Tuesday, October 09, 2007

Cool Old Things Versus Cool Modern Things


Recently I’ve been thinking about cool old things versus cool modern things. Specifically, I’ve been thinking about binoculars and telescopes.

The coolest binoculars on the market right now are Canon’s 18x50 IS binoculars. They require batteries. They need batteries because although 18x is kind of high power for that aperture, the binoculars compensate for the power by using dynamic image stabilization mechanisms. When you look at something and focus, you then press the IS button and high-tech micro-electronics apply tiny motions to the prisms inside the binoculars to keep the view you see rock-steady. Every user report I’ve read says the technology works great and has completely eliminated the need for a tripod when using the binoculars for astronomy. That’s pretty cool.

The coolest telescopes on the market right now are in Meade’s RCX line. They need to be plugged in. They require power because not only does the telescope mount use electric motors to move the telescope around in altitude and azimuth, but the telescope itself uses micro-electronics to shift the secondary mirror forward and back to focus the telescope. Since everything is computerized—the mount uses GPS signals to help calibrate its GOTO mechanism—even collimating the mirrors is automated. With everything under computer control, astrophotographers can define and return to precise image settings from session to session. That’s pretty cool.

This is all techno-sexy and if I had a lot of disposable income I’d probably be a happy owner of the high-tech binoculars and telescopes. But they are certainly different from what I’m using now.

The telescope I’m using now is the same telescope my parents purchased for me back in 1968 or ’69. It was the first really good thing I ever owned. Optical systems built around lenses don’t really degrade if you refrain from using them to do things like hitting people on the head. My telescope is generally as good today as it was almost forty years ago. Of course, modern refractors are better color-corrected and modern eye pieces are better designed. But my telescope works as well today as when I was a kid. In fact, the telescopes works better, since I’m more familiar with the sky and can operate the telescope better.

The binoculars I’m using now are about thirty-five years old. My dad bought them when he and I were on our way to Wisconsin on a fishing trip. Like telescopes, if you don’t use binoculars to hit someone over the head, there’s little that will degrade over time. They still function great.

But what about modern binoculars and telescopes?

There is an acronym close to the heart of everyone who has worked in the computer business: MTBF   The letters stand for “mean time between failure.” Computers always break down. There’s never a question that computers will break down. Computer professionals distinguish between good and bad systems, however, by their MTBF. Bad systems will break down more often and more quickly than good systems.

Canon’s binoculars and Meade’s telescopes are built around microelectronics. There’s no question the equipment will fail. The question is, how long will it function before it fails? In the product documentation I’ve read the companies don’t address this.
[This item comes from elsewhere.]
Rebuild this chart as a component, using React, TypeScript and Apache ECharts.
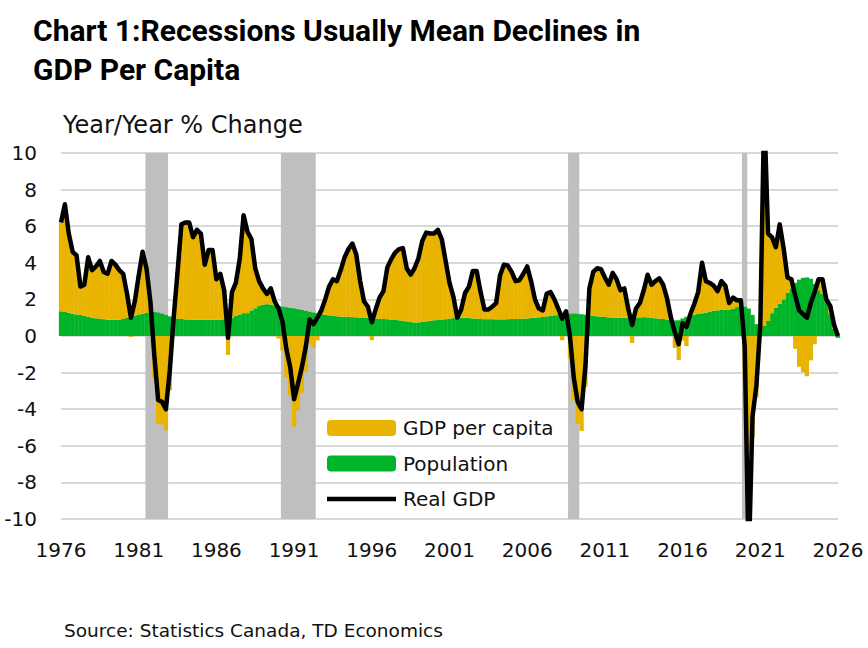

A second, related, issue is, what happens ten years from now? Twenty years from now? Will the micro-electronic components at the heart of these high tech systems still be manufactured? Will ‘repair’ even be an option or will people simply be advised to purchase new equipment?

And is that a bad thing?

I don’t know.

I wrote six novels using the original Macintosh and its follow-on computer models. That hardware and software architecture doesn’t exist any more. For the most part, it is simply easier for me to use printouts and re-type the manuscripts than it is for me to track down some specialty shop that takes old disks and reads them, recognizes old software formats and translates them.

Computers make almost everything easier. They transform almost everything that once was regarded as a kind of chore into something like a kind of pleasure. The price for this transformation is constant change. Disconnection from the past. Not only constant residence in the present, but constant embrace of what is coming.

Is that a bad thing?

I don’t know.

I type fast and I make little corrections as I go so I don’t really mind re-typing old manuscripts. I enjoy high tech stuff so I don’t mind the constant turn-over of equipment.

But I’m aware this is a very different world we’ve created, very different than the world thousands of previous generations of human beings have lived in and I wonder if the techno-sexy consequences all will be benign.